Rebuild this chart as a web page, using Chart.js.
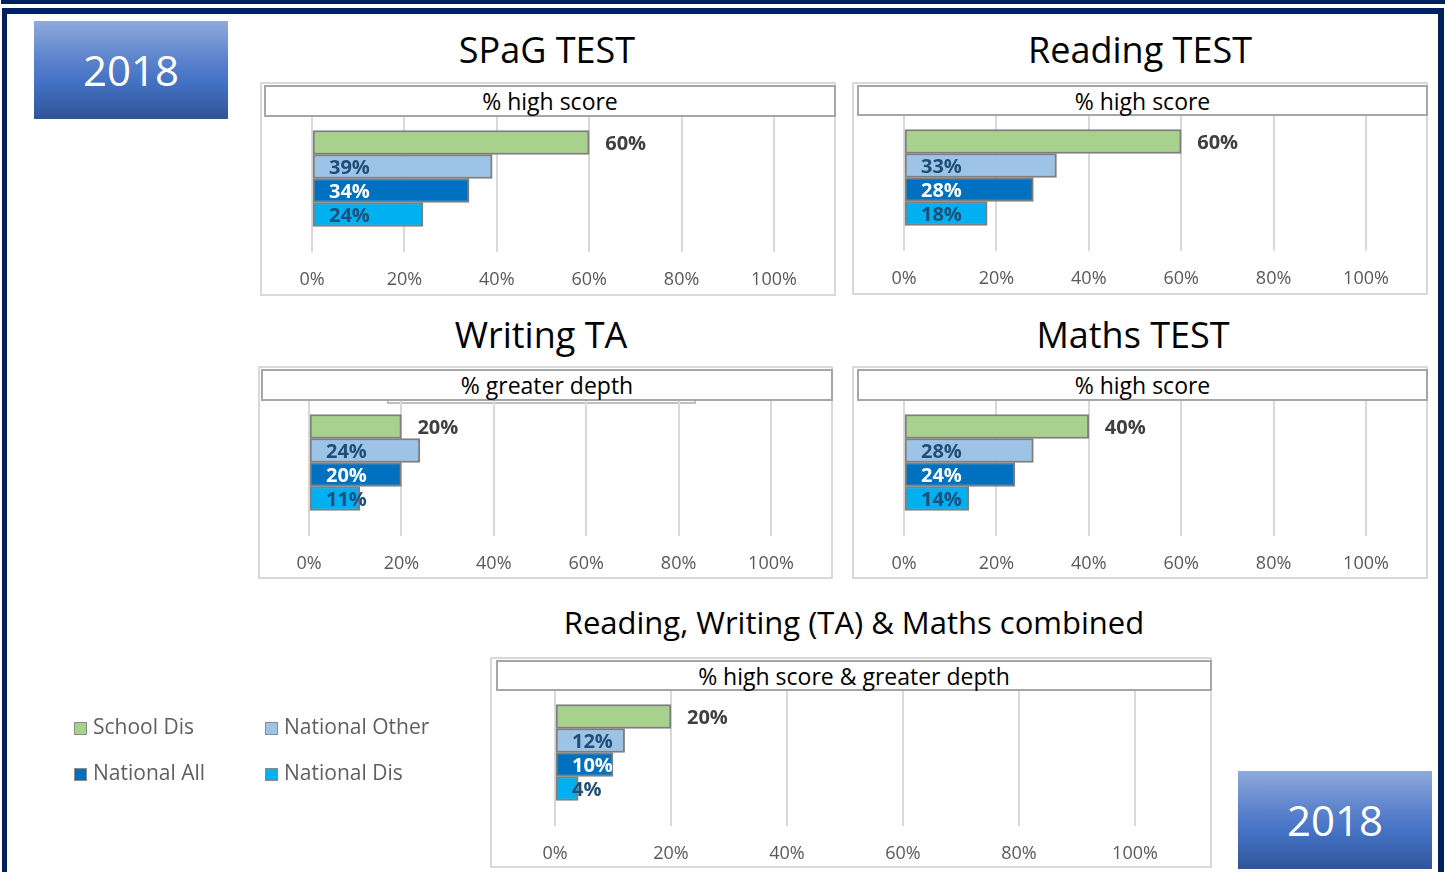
<!DOCTYPE html>
<html>
<head>
<meta charset="utf-8">
<title>KS2 results 2018</title>
<script src="https://cdn.jsdelivr.net/npm/chart.js@4.4.1/dist/chart.umd.min.js"></script>
<style>
  body { margin: 0; background: #fff; font-family: "Open Sans", sans-serif; }
  #page { position: relative; width: 1445px; height: 872px; overflow: hidden; }
  .band { position: absolute; left: 1px; top: 0; width: 1444px; height: 4px; background: #002060; }
  .frame {
    position: absolute; left: 2px; top: 8px; width: 1431px; height: 900px;
    border: solid #002060; border-width: 6px 6px 0 5px;
  }
  .year {
    position: absolute; width: 194px; height: 98px;
    background: linear-gradient(to bottom, #8faadc 0%, #5b82cc 40%, #4472c4 62%, #2f5597 100%);
    color: #fff; font-size: 42px; line-height: 98px; text-align: center;
  }
  .title { position: absolute; width: 700px; text-align: center; color: #000; white-space: nowrap; }
  .panel { position: absolute; box-sizing: border-box; border: 2px solid #d9d9d9; background: #fff; }
  .head {
    position: absolute; box-sizing: border-box; border: 2px solid #a6a6a6; background: #fff;
    font-size: 23px; text-align: center; color: #000; white-space: nowrap;
  }
  .ghost { position: absolute; box-sizing: border-box; border: 2px solid #bfbfbf; border-top: none; }
  canvas { position: absolute; }
  #legend {
    position: absolute; left: 74px; top: 714px; display: grid;
    grid-template-columns: 191px 191px; row-gap: 22px; filter: blur(0.4px);
  }
  #legend div { font-size: 21px; color: #5f5f5f; line-height: 24px; white-space: nowrap; }
  #legend span {
    display: inline-block; width: 11px; height: 11px; margin-right: 6px;
    border: 1px solid #8c8c8c; vertical-align: -1px;
  }
</style>
</head>
<body>
<div id="page">
  <div class="band"></div>
  <div class="frame"></div>
  <div class="year" style="left:34px; top:21px;">2018</div>
  <div class="year" style="left:1238px; top:771px;">2018</div>
  <div id="legend"></div>
</div>
<script>
// series shared by every panel
const seriesNames = ['School Dis', 'National Other', 'National All', 'National Dis'];
const xTicks = [0, 20, 40, 60, 80, 100];

// percentages per subject, in series order
const spagHigh = [60, 39, 34, 24];
const readingHigh = [60, 33, 28, 18];
const writingDepth = [20, 24, 20, 11];
const mathsHigh = [40, 28, 24, 14];
const combinedHigh = [20, 12, 10, 4];

const fillColors = ['#a9d18e', '#9dc3e6', '#0070c0', '#00b0f0'];
const labelColors = ['#404040', '#1f4e79', '#ffffff', '#1f4e79'];

// where each panel sits on the page
const panels = [
  { title: 'SPaG TEST', sub: '% high score', values: spagHigh,
    box: [260, 82, 576, 214], head: [264, 85, 572, 32], titleAt: [547, 52], size: 36, zero: 312, full: 774 },
  { title: 'Reading TEST', sub: '% high score', values: readingHigh,
    box: [852, 82, 576, 213], head: [857, 85, 571, 31], titleAt: [1140, 52], size: 36, zero: 904, full: 1366 },
  { title: 'Writing TA', sub: '% greater depth', values: writingDepth,
    box: [258, 366, 575, 213], head: [261, 369, 572, 32], titleAt: [541, 337], size: 36, zero: 309, full: 771 },
  { title: 'Maths TEST', sub: '% high score', values: mathsHigh,
    box: [852, 366, 576, 213], head: [857, 369, 571, 32], titleAt: [1133, 337], size: 36, zero: 904, full: 1366 },
  { title: 'Reading, Writing (TA) & Maths combined', sub: '% high score & greater depth', values: combinedHigh,
    box: [490, 657, 722, 211], head: [496, 660, 716, 31], titleAt: [854, 624], size: 31, zero: 555, full: 1135 }
];

const PLOT_H = 123;

const page = document.getElementById('page');

function place(el, x, y, w, h) {
  el.style.left = x + 'px';
  el.style.top = y + 'px';
  if (w != null) el.style.width = w + 'px';
  if (h != null) el.style.height = h + 'px';
  page.appendChild(el);
  return el;
}

// value labels: first series sits past the bar end, the rest inside from the base
const barLabels = {
  id: 'barLabels',
  afterDatasetsDraw(chart) {
    const ctx = chart.ctx;
    ctx.save();
    ctx.font = 'bold 20px "Open Sans"';
    ctx.textBaseline = 'middle';
    ctx.textAlign = 'left';
    chart.data.datasets.forEach((ds, i) => {
      const bar = chart.getDatasetMeta(i).data[0];
      const x = i === 0 ? bar.x + 16 : bar.base + 16;
      ctx.fillStyle = labelColors[i];
      ctx.fillText(ds.data[0] + '%', x, bar.y + 2);
    });
    ctx.restore();
  }
};

panels.forEach(p => {
  const [bx, by, bw, bh] = p.box;
  const [hx, hy, hw, hh] = p.head;

  const t = document.createElement('div');
  t.className = 'title';
  t.textContent = p.title;
  t.style.fontSize = p.size + 'px';
  t.style.lineHeight = (p.size + 10) + 'px';
  place(t, p.titleAt[0] - 350, p.titleAt[1] - (p.size + 10) / 2 - 2);

  const box = document.createElement('div');
  box.className = 'panel';
  place(box, bx, by, bw, bh);

  if (p.title === 'Writing TA') {
    const g = document.createElement('div');
    g.className = 'ghost';
    place(g, 387, 396, 309, 8);
  }

  const head = document.createElement('div');
  head.className = 'head';
  head.textContent = p.sub;
  head.style.lineHeight = (hh - 3) + 'px';
  place(head, hx, hy, hw, hh);

  const cx = bx + 2;
  const cy = hy + hh;
  const cw = bx + bw - 2 - cx;
  const ch = by + bh - 2 - cy;
  const canvas = document.createElement('canvas');
  canvas.width = cw;
  canvas.height = ch;
  place(canvas, cx, cy, cw, ch);

  new Chart(canvas, {
    type: 'bar',
    data: {
      labels: [''],
      datasets: seriesNames.map((name, i) => ({
        label: name,
        data: [p.values[i]],
        backgroundColor: fillColors[i],
        borderColor: '#7f7f7f',
        borderWidth: 2,
        borderSkipped: false,
        barThickness: 24
      }))
    },
    options: {
      indexAxis: 'y',
      responsive: false,
      animation: false,
      devicePixelRatio: 1,
      layout: { padding: { left: p.zero - cx, right: cx + cw - p.full, top: 0, bottom: 0 } },
      plugins: { legend: { display: false }, tooltip: { enabled: false } },
      scales: {
        y: { display: false },
        x: {
          min: 0,
          max: 100,
          afterBuildTicks: axis => { axis.ticks = xTicks.map(v => ({ value: v })); },
          afterFit: axis => { axis.height = ch - PLOT_H; },
          grid: { color: '#d9d9d9', lineWidth: 2, tickLength: 12 },
          border: { display: false },
          ticks: {
            padding: 17,
            color: '#595959',
            font: { family: 'Open Sans', size: 18 },
            callback: v => v + '%'
          }
        }
      }
    },
    plugins: [barLabels]
  });
});

// shared legend, bottom left
const legend = document.getElementById('legend');
[0, 1, 2, 3].forEach(i => {
  const item = document.createElement('div');
  const sw = document.createElement('span');
  sw.style.background = fillColors[i];
  item.appendChild(sw);
  item.appendChild(document.createTextNode(seriesNames[i]));
  legend.appendChild(item);
});
</script>
</body>
</html>
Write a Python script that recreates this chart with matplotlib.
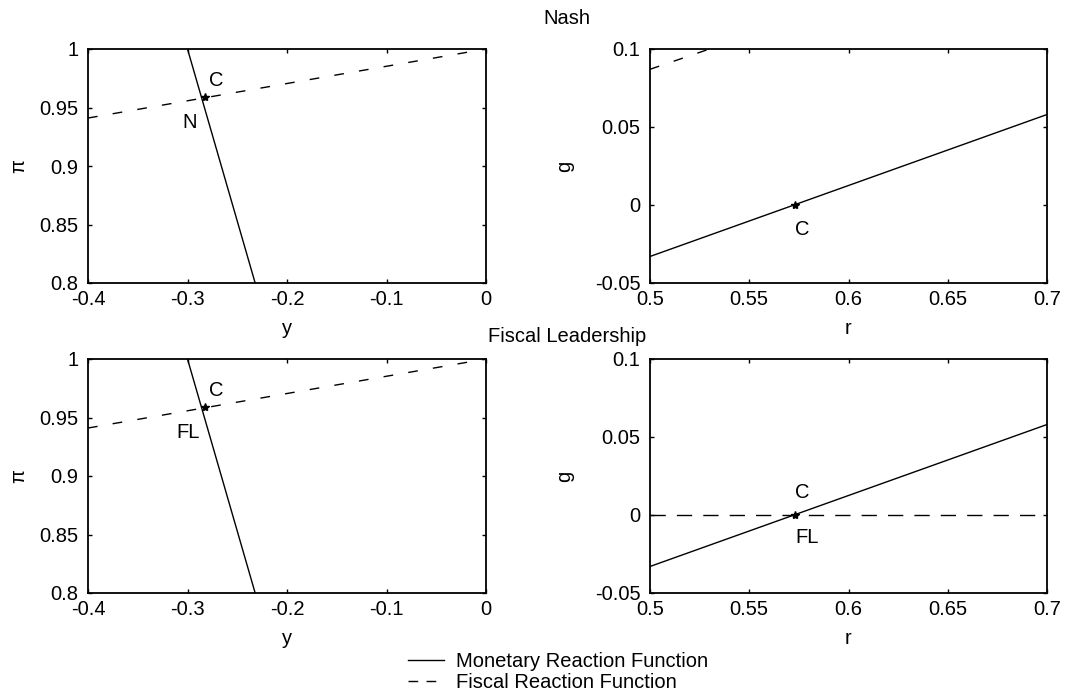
import matplotlib
matplotlib.use("Agg")
import matplotlib.pyplot as plt
from matplotlib.lines import Line2D

plt.rcParams['font.family'] = ['Liberation Sans', 'DejaVu Sans']
FS = 14.5
plt.rcParams['font.size'] = FS

# Data (y, pi) panels
mon_y = [-0.300, -0.232]
mon_pi = [1.0, 0.8]
fis_y = [-0.4, 0.0]
fis_pi = [0.941, 1.0]
eq_left = (-0.2824, 0.959)

# Data (r, g) panels
mon_r = [0.5, 0.7]
mon_g = [-0.033, 0.058]
fis_nash_r = [0.5, 0.53]
fis_nash_g = [0.087, 0.1]
fis_fl_r = [0.5, 0.7]
fis_fl_g = [0.0, 0.0]
eq_right = (0.573, 0.0)

left_xticks = [-0.4, -0.3, -0.2, -0.1, 0]
left_xticklabels = ['-0.4', '-0.3', '-0.2', '-0.1', '0']
left_yticks = [0.8, 0.85, 0.9, 0.95, 1.0]
left_yticklabels = ['0.8', '0.85', '0.9', '0.95', '1']
right_xticks = [0.5, 0.55, 0.6, 0.65, 0.7]
right_xticklabels = ['0.5', '0.55', '0.6', '0.65', '0.7']
right_yticks = [-0.05, 0, 0.05, 0.1]
right_yticklabels = ['-0.05', '0', '0.05', '0.1']

W, H = 1081, 697
fig = plt.figure(figsize=(W / 100, H / 100), dpi=100)

def add_ax(x0, y0, x1, y1):
    return fig.add_axes([x0 / W, 1 - y1 / H, (x1 - x0) / W, (y1 - y0) / H])

def style(ax):
    for s in ax.spines.values():
        s.set_linewidth(1.3)
    ax.tick_params(direction='in', length=3, width=1, top=True, right=True,
                   labelsize=FS)
    ax.tick_params(axis='y', pad=7)
    ax.tick_params(axis='x', pad=5)

axes_pos = [(88, 49, 486, 283), (650, 49, 1047, 283),
            (88, 359, 486, 593), (650, 359, 1047, 593)]

for row, (lbl, fis_r, fis_g) in enumerate([('N', fis_nash_r, fis_nash_g),
                                            ('FL', fis_fl_r, fis_fl_g)]):
    axl = add_ax(*axes_pos[2 * row])
    axl.plot(mon_y, mon_pi, color='black', lw=1.0)
    axl.plot(fis_y, fis_pi, color='black', lw=1.0, dashes=(7, 11))
    axl.plot([eq_left[0]], [eq_left[1]], marker='*', color='black', ms=6)
    axl.set_xlim(-0.4, 0)
    axl.set_ylim(0.8, 1.0)
    axl.set_xticks(left_xticks)
    axl.set_xticklabels(left_xticklabels)
    axl.set_yticks(left_yticks)
    axl.set_yticklabels(left_yticklabels)
    axl.set_xlabel('y', labelpad=7)
    axl.set_ylabel('π', labelpad=8)
    axl.text(-0.2715, 0.9735, 'C', ha='center', va='center')
    axl.text(-0.2975 if row == 0 else -0.2995, 0.9376, lbl,
             ha='center', va='center')
    style(axl)

    axr = add_ax(*axes_pos[2 * row + 1])
    axr.plot(mon_r, mon_g, color='black', lw=1.0)
    if row == 0:
        axr.plot(fis_r, fis_g, color='black', lw=1.0, dashes=(7, 11))
    else:
        axr.plot(fis_r, fis_g, color='black', lw=1.0, dashes=(11, 8))
    axr.plot([eq_right[0]], [eq_right[1]], marker='*', color='black', ms=6)
    axr.set_xlim(0.5, 0.7)
    axr.set_ylim(-0.05, 0.1)
    axr.set_xticks(right_xticks)
    axr.set_xticklabels(right_xticklabels)
    axr.set_yticks(right_yticks)
    axr.set_yticklabels(right_yticklabels)
    axr.set_xlabel('r', labelpad=7)
    axr.set_ylabel('g', labelpad=15)
    if row == 0:
        axr.text(0.5766, -0.0154, 'C', ha='center', va='center')
    else:
        axr.text(0.5766, 0.0147, 'C', ha='center', va='center')
        axr.text(0.579, -0.0147, 'FL', ha='center', va='center')
    style(axr)

fig.text(567 / W, 1 - 18 / H, 'Nash', ha='center', va='center')
fig.text(567 / W, 1 - 337 / H, 'Fiscal Leadership', ha='center', va='center')

handles = [Line2D([], [], color='black', lw=1.0),
           Line2D([], [], color='black', lw=1.0, dashes=(7, 6))]
fig.legend(handles, ['Monetary Reaction Function', 'Fiscal Reaction Function'],
           loc='center', bbox_to_anchor=(558 / W, 1 - 672 / H), frameon=False,
           fontsize=FS, handlelength=1.75, handletextpad=0.6,
           labelspacing=0.12, borderpad=0)

fig.savefig('out.png', dpi=100, facecolor='white')
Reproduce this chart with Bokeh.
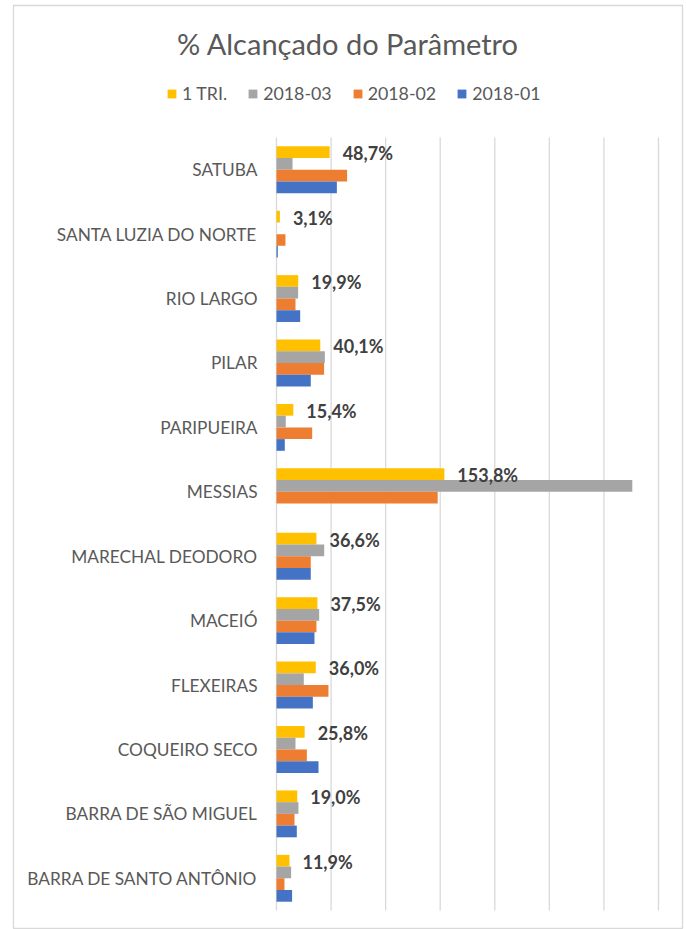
from bokeh.plotting import figure
from bokeh.models import (ColumnDataSource, Range1d, Label, Legend, LegendItem)
from bokeh.transform import dodge
from bokeh.core.properties import value
from bokeh.embed import file_html
from bokeh.resources import INLINE

# ---- data (top to bottom as in the chart) ----
categories = ["SATUBA", "SANTA LUZIA DO NORTE", "RIO LARGO", "PILAR", "PARIPUEIRA",
              "MESSIAS", "MARECHAL DEODORO", "MACEIÓ", "FLEXEIRAS", "COQUEIRO SECO",
              "BARRA DE SÃO MIGUEL", "BARRA DE SANTO ANTÔNIO"]
tri_1 = [48.7, 3.1, 19.9, 40.1, 15.4, 153.8, 36.6, 37.5, 36.0, 25.8, 19.0, 11.9]
s2018_03 = [14.7, 0.0, 19.8, 44.3, 8.5, 326.0, 43.7, 39.1, 25.0, 17.4, 20.1, 13.4]
s2018_02 = [64.7, 8.2, 17.4, 43.6, 32.7, 147.7, 31.4, 36.6, 47.6, 27.8, 16.5, 7.3]
s2018_01 = [55.3, 1.2, 21.7, 31.4, 7.6, 0.0, 31.4, 34.8, 33.3, 38.5, 18.6, 14.3]
series_names = ["1 TRI.", "2018-03", "2018-02", "2018-01"]
x_ticks = [0, 50, 100, 150, 200, 250, 300, 350]
title_text = "% Alcançado do Parâmetro"

colors = ["#FFC000", "#A5A5A5", "#ED7D31", "#4472C4"]
labels = [f"{v:.1f}".replace(".", ",") + "%" for v in tri_1]
pos = list(range(len(categories)))  # 0 = top row

src = ColumnDataSource(dict(cat=categories, pos=pos, tri=tri_1, s3=s2018_03,
                            s2=s2018_02, s1=s2018_01, lab=labels,
                            zero=[0] * len(categories)))

FONT = "Lato"
GRAY_TXT = "#595959"
W, H = 686, 929

# page geometry (pixels)
BOX_L, BOX_R, BOX_T = 13, 682, 5          # chart box (frame)
PL_L, PL_R, PL_T, PL_B = 276, 658, 137, 910  # plot area
px_x = (PL_R - PL_L) / x_ticks[-1]
px_y = (PL_B - PL_T) / len(categories)

x_range = Range1d(-(PL_L - BOX_L) / px_x, x_ticks[-1] + (BOX_R - PL_R) / px_x)
y_range = Range1d(len(categories) - 0.5 + (H - PL_B) / px_y,
                  -0.5 - (PL_T - BOX_T) / px_y)

p = figure(width=W, height=H, output_backend="svg", toolbar_location=None,
           x_range=x_range, y_range=y_range, x_axis_location=None, y_axis_location=None,
           min_border_left=BOX_L, min_border_right=W - BOX_R, min_border_top=BOX_T,
           min_border_bottom=0)
p.grid.visible = False
p.outline_line_color = "#D9D9D9"
p.outline_line_width = 1.3
p.background_fill_color = "white"
p.border_fill_color = "white"

# vertical gridlines over the plot area
n = len(categories)
p.segment(x0=x_ticks, x1=x_ticks, y0=[-0.5] * len(x_ticks), y1=[n - 0.5] * len(x_ticks),
          line_color="#D9D9D9", line_width=1.3)

bw = 1 / 5.5
offsets = [-1.5 * bw, -0.5 * bw, 0.5 * bw, 1.5 * bw]
fields = ["tri", "s3", "s2", "s1"]
renderers = []
for f, off, c in zip(fields, offsets, colors):
    r = p.hbar(y=dodge("pos", off), right=f, left=0, height=bw,
               source=src, fill_color=c, line_color=None)
    renderers.append(r)

# data labels of the 1 TRI. series
p.text(x="tri", y=dodge("pos", offsets[0]), text="lab", source=src,
       x_offset=13, y_offset=1, text_font=value(FONT), text_font_style="bold",
       text_font_size="18px", text_color="#404040", text_baseline="middle",
       text_align="left")

# category labels
p.text(x="zero", y="pos", text="cat", source=src, x_offset=-19,
       text_font=value(FONT), text_font_size="17.3px", text_color=GRAY_TXT,
       text_baseline="middle", text_align="right")

# title (screen units relative to the chart box, y up from bottom)
p.add_layout(Label(x=(BOX_R - BOX_L) / 2, y=H - 43, x_units="screen", y_units="screen",
                   text=title_text, text_align="center", text_baseline="alphabetic",
                   text_font=FONT, text_font_size="29px", text_color=GRAY_TXT))

legend = Legend(items=[LegendItem(label=nm, renderers=[r])
                       for nm, r in zip(series_names, renderers)],
                orientation="horizontal", location=(166 - BOX_L, H - 104),
                glyph_width=11, glyph_height=11, label_standoff=5, spacing=20,
                padding=0, margin=0, border_line_color=None, background_fill_alpha=0,
                label_text_font=FONT, label_text_font_size="17.8px",
                label_text_color=GRAY_TXT)
p.add_layout(legend, "center")

open("out.html", "w").write(file_html(p, INLINE))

-*-*-

— EXERCISE TASK —
Copy the part that starts at the line with "Reproduce this chart with Bokeh." and finishes at the line with "from bokeh.resources import INLINE", both included, and nothing more. Pictures are left out.

— FINISHED ANSWER —
Reproduce this chart with Bokeh.
from bokeh.plotting import figure
from bokeh.models import (ColumnDataSource, Range1d, Label, Legend, LegendItem)
from bokeh.transform import dodge
from bokeh.core.properties import value
from bokeh.embed import file_html
from bokeh.resources import INLINE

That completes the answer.